MILWAUKEE - A new and relatively quiet episode in the case of the Oak Creek power plant opened Monday morning.

In a basement hearing room of a state office building in downtown Milwaukee, attorneys came to argue whether the state Department of Natural Resources violated state and federal rules in issuing an air pollution permit for the construction of two coal-fired generators at the Oak Creek power plant.

"The threshold issue," said Philip Karmel, an attorney for SC Johnson, "is: Did the Department of Natural Resources use the correct criteria to issue the air permit for the Elm Road Generating Station?" SC Johnson and Clean Wisconsin say it didn't and are appealing the permit approval.

The law says that the benefits of having some new source of air pollution must outweigh its social, environmental, and economic costs, Karmel said. "DNR did not undertake this analysis required by the Clean Air Act."


At the end of the process, it will be up to Administrative Law Judge William Coleman to decide whether the state properly followed the rules. Lawyers for SC Johnson and Clean Wisconsin asked Coleman to send the matter back to the DNR for further analysis. Attorneys for We Energies, the DNR, and Oak Creek

disagreed.

Although many opponents of the power plant wanted to see natural-gas-fired generators installed, it is the coal gasification option on which the hearing will turn. Gasification - heating coal to turn it into a fuel gas - produces less pollution than burning coal. We Energies' original plan for the Oak Creek site called for a gasification plant to be installed at the end of a three-phase expansion, but the state turned down that option saying it wouldn't be cost-effective.

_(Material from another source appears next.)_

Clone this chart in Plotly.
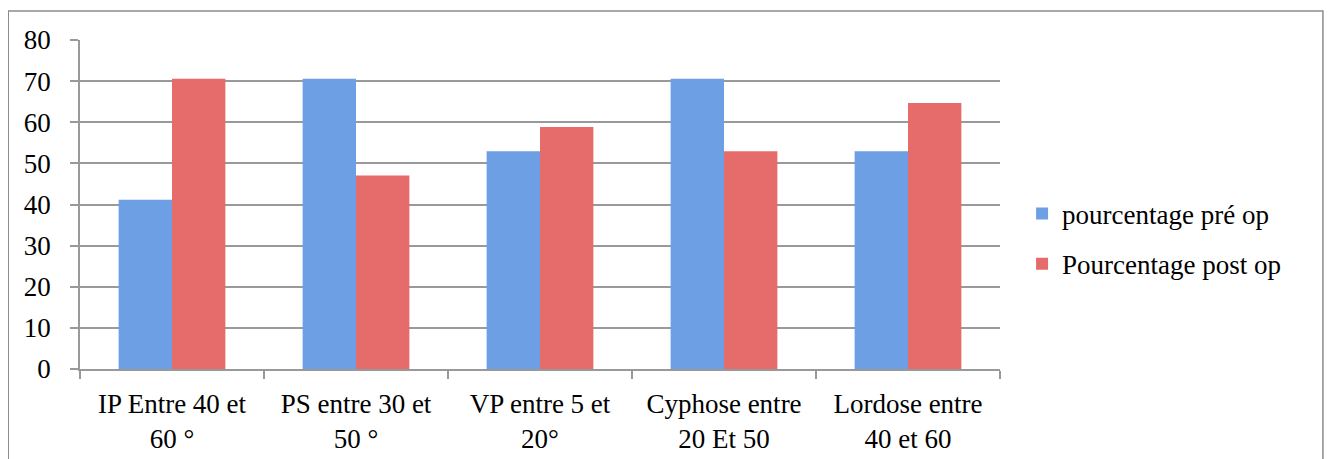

In that, the Department of Natural Resources erred, Karmel said in his opening statement. Aside from its improper cost analysis, DNR improperly declared gasification a different technology that couldn't be compared to the two pulverized-coal boilers that the utility plans to build, he said.

"It was essential to pick a technology that had proven availability and proven high operating ability," said Larry Martin, an attorney for We Energies. It would have been reckless to use gasification, he said, building essentially an experimental power plant of that size, he said. "The risks of that would simply have been too great. The stakes are too high."

The hearing proceeds like any process in a circuit court. There are witnesses, sworn testimony, and exhibits. Spectators in the hearing room were relegated to the second row of chairs; the first row was largely consumed by boxes full of documents. Unlike court cases, much of the testimony is very technical and was submitted in writing in advance. For example, SC Johnson filed an affidavit from two Harvard experts who estimated how many millions of dollars in health cost each power-generating method would impose on Wisconsin and the region.

As witnesses took the stand, lawyers examined them on fine points in their written testimony.

Martin spent a couple of hours cross-examining the first witness, Luke O'Keefe, an energy consultant based in White Plains, N.Y., who is an advocate for coal gasification.

He took O'Keefe back and forth through his written testimony, questioning whether gasification was really the same as burning coal in a boiler, comparing the chemistry of what happens in each process, asking whether gasification is really reliable enough for use by a utility that has to have an absolutely dependable method of meeting its base level power demands.

Monday was only the first day of the proceedings. Attorneys expect to be calling witnesses and arguing the case until

Friday.

Coleman's decision has to be rendered within 30 days after the proceeding ends, but that end may not come at the end of the week. Attorneys may choose to file more briefs to further argue some points.